◆ **Task to carry out**:
Leave the pictures out and retype the lines from the beginning through the line with "const arc = d3.arc().innerRadius(0).outerRadius(r);", both ends included.

◆ **Information shown**:
^^^^

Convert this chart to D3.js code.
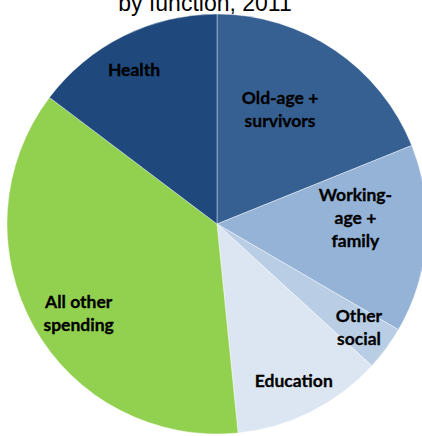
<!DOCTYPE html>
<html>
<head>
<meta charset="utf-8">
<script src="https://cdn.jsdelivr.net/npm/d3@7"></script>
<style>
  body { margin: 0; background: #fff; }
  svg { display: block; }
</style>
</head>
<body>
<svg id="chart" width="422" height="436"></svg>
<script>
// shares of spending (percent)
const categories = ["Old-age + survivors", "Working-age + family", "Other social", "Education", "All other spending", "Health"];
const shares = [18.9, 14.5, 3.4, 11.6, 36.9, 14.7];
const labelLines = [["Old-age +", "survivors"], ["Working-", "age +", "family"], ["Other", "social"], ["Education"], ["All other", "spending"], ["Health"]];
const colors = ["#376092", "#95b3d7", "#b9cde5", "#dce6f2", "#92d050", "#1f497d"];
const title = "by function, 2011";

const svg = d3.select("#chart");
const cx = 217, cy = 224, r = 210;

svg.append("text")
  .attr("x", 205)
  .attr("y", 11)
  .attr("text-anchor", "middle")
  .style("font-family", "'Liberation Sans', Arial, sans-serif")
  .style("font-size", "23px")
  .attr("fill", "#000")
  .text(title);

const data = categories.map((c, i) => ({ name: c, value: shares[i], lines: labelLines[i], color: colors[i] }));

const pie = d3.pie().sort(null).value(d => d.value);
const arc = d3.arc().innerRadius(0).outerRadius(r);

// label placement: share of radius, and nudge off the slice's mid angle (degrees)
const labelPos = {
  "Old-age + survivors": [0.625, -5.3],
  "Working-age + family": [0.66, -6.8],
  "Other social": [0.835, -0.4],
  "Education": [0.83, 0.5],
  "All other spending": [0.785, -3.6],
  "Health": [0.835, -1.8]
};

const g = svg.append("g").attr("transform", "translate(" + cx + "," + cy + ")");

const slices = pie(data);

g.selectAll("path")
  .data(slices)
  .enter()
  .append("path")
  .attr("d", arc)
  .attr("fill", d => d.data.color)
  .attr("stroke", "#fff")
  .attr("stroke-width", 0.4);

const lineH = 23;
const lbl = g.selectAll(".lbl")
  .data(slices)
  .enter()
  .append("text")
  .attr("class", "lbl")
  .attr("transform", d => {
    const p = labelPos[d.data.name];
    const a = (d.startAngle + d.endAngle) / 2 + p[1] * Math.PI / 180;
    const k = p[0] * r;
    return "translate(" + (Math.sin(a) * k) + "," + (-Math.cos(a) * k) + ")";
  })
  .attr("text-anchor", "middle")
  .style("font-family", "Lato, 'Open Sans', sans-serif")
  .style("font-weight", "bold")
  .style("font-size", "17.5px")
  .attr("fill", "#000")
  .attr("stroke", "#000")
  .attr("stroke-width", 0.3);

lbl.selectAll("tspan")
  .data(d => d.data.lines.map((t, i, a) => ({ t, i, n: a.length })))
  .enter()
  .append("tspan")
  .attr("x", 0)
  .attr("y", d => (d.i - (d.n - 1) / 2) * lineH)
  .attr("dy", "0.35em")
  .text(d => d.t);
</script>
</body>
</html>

^^^^

◆ **Written solution**:
Convert this chart to D3.js code.
<!DOCTYPE html>
<html>
<head>
<meta charset="utf-8">
<script src="https://cdn.jsdelivr.net/npm/d3@7"></script>
<style>
  body { margin: 0; background: #fff; }
  svg { display: block; }
</style>
</head>
<body>
<svg id="chart" width="422" height="436"></svg>
<script>
// shares of spending (percent)
const categories = ["Old-age + survivors", "Working-age + family", "Other social", "Education", "All other spending", "Health"];
const shares = [18.9, 14.5, 3.4, 11.6, 36.9, 14.7];
const labelLines = [["Old-age +", "survivors"], ["Working-", "age +", "family"], ["Other", "social"], ["Education"], ["All other", "spending"], ["Health"]];
const colors = ["#376092", "#95b3d7", "#b9cde5", "#dce6f2", "#92d050", "#1f497d"];
const title = "by function, 2011";

const svg = d3.select("#chart");
const cx = 217, cy = 224, r = 210;

svg.append("text")
  .attr("x", 205)
  .attr("y", 11)
  .attr("text-anchor", "middle")
  .style("font-family", "'Liberation Sans', Arial, sans-serif")
  .style("font-size", "23px")
  .attr("fill", "#000")
  .text(title);

const data = categories.map((c, i) => ({ name: c, value: shares[i], lines: labelLines[i], color: colors[i] }));

const pie = d3.pie().sort(null).value(d => d.value);
const arc = d3.arc().innerRadius(0).outerRadius(r);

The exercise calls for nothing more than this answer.